Burada sözü edilen enflasyon TÜİK enflasyonu olduğu için; TİS’ler işçinin, kamu emekçisinin altında ezdirildiği sözleşmeler olurken aynı zamanda TİS’i gerçek anlamda, işçiyle patronun kendi güçlerini ortaya koyarak “özgürce” pazarlık yapmalarını fiilen ortadan kaldırmaktadır.

Bu da gerçekte sendikaların tamamen gereksiz hale getirilmesinin yolunu da açmaktadır.

Kısacası, işçiler, emekçilere yapılacak ücret ve maaş zamlarının enflasyona bağlanmış olması, TİS’lerin dolayısıyla işçilerin, emekçilerin enflasyona ezdirilmesinin başlıca nedenidir. Ve bu durum değişmedikçe TİS’lerin işçilerin, kamu emekçilerinin yaşama ve çalışma koşullarını iyileştirmesinin bir mekanizması olması beklenemezdir.

2021 TİS’LERİ, ÜCRET VE MAAŞLARA, ‘İNSANCA YAŞANACAK BİR ZAM’ YILI OLMALI!

2021 yılı;

* 3 milyon kamu emekçisi ve 2 milyon kamu emekçisi emeklisinin,

* 150 bin dolayındaki metal işçisinin (Ki Türkiye’nin en önemli TİS’idir),

* Taşerondan belediye firmalarına geçirilen ve üç yıldır TİS yapamayan on binlerce belediye işçisinin TİS yılıdır.

Bu yüzden 2021, örneğin 2020’ye göre, önemli bir TİS yılıdır.

Yukarıdan beri söylenenler dikkate alındığında bu TİS yılında en önemli sorun, TİS’lerin enflasyona bağlı olmaktan çıkarılmasıdır. Aksi halde son yıllarda olduğu gibi TİS’ler bir kez daha işçinin, emekçinin TÜİK enflasyonunun altında ezdirilmesinin yılı olacaktır!

Bu yüzden de sendikalar TİS öncesinde çıtayı “İşçinin, kamu emekçisinin insanca yaşayacağı bir zam” çizgisine getirmek durumundadırlar.

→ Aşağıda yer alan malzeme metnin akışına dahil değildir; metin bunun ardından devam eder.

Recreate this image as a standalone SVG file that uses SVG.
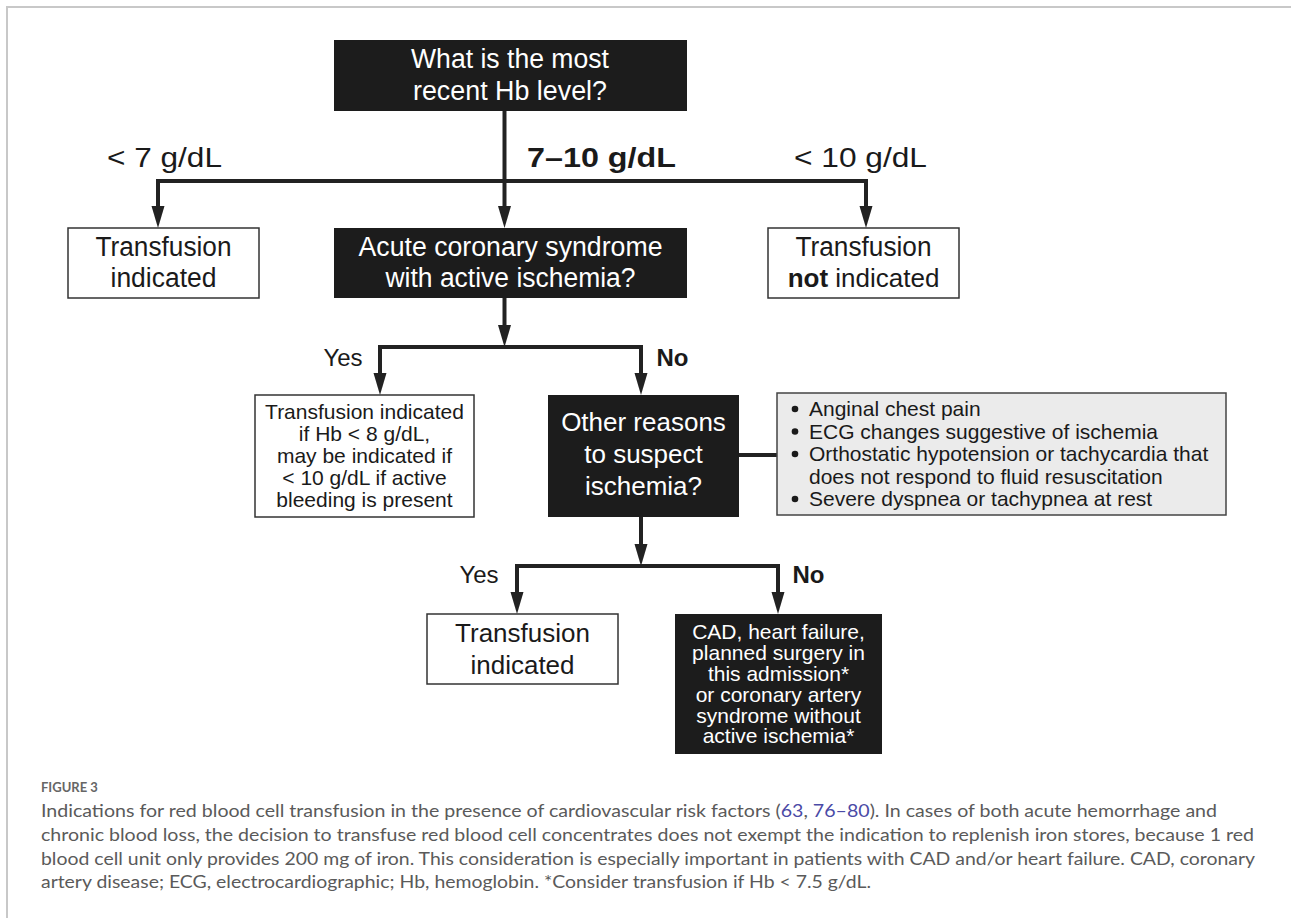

Sendikalar ve emekçiler; bu TİS sürecini böyle değerlendirdikleri ölçüde, gerçek bir TİS yapma çizgisine yaklaşmış olacaklardır.

Tabii bu girişim;

* İşçinin, kamu emekçisinin “İnsanca yaşayacakları zam”ın rakamsal karşılığı miktarın emekçilerin aralarında tartışmaya açarak belirledikleri,

* Bu tartışma içinde emekçileri bu taleplerinin arkasında birleştirecek biçimde örgütlemeyi sağladıkları ölçüde başarılı olacaktır.

2021’de işçilerin, emekçilerin “İnsanca yaşayacakları zamlar” elde etmesinin yolu buradan geçmektedir.

(*) Eğer sendikacılar bu TİS’e imza atmak istemezse, grevler yasaklanıp, TİS Yüksek Hakem Kuruluna (YHK) taşınarak bağıtlanmaktadır!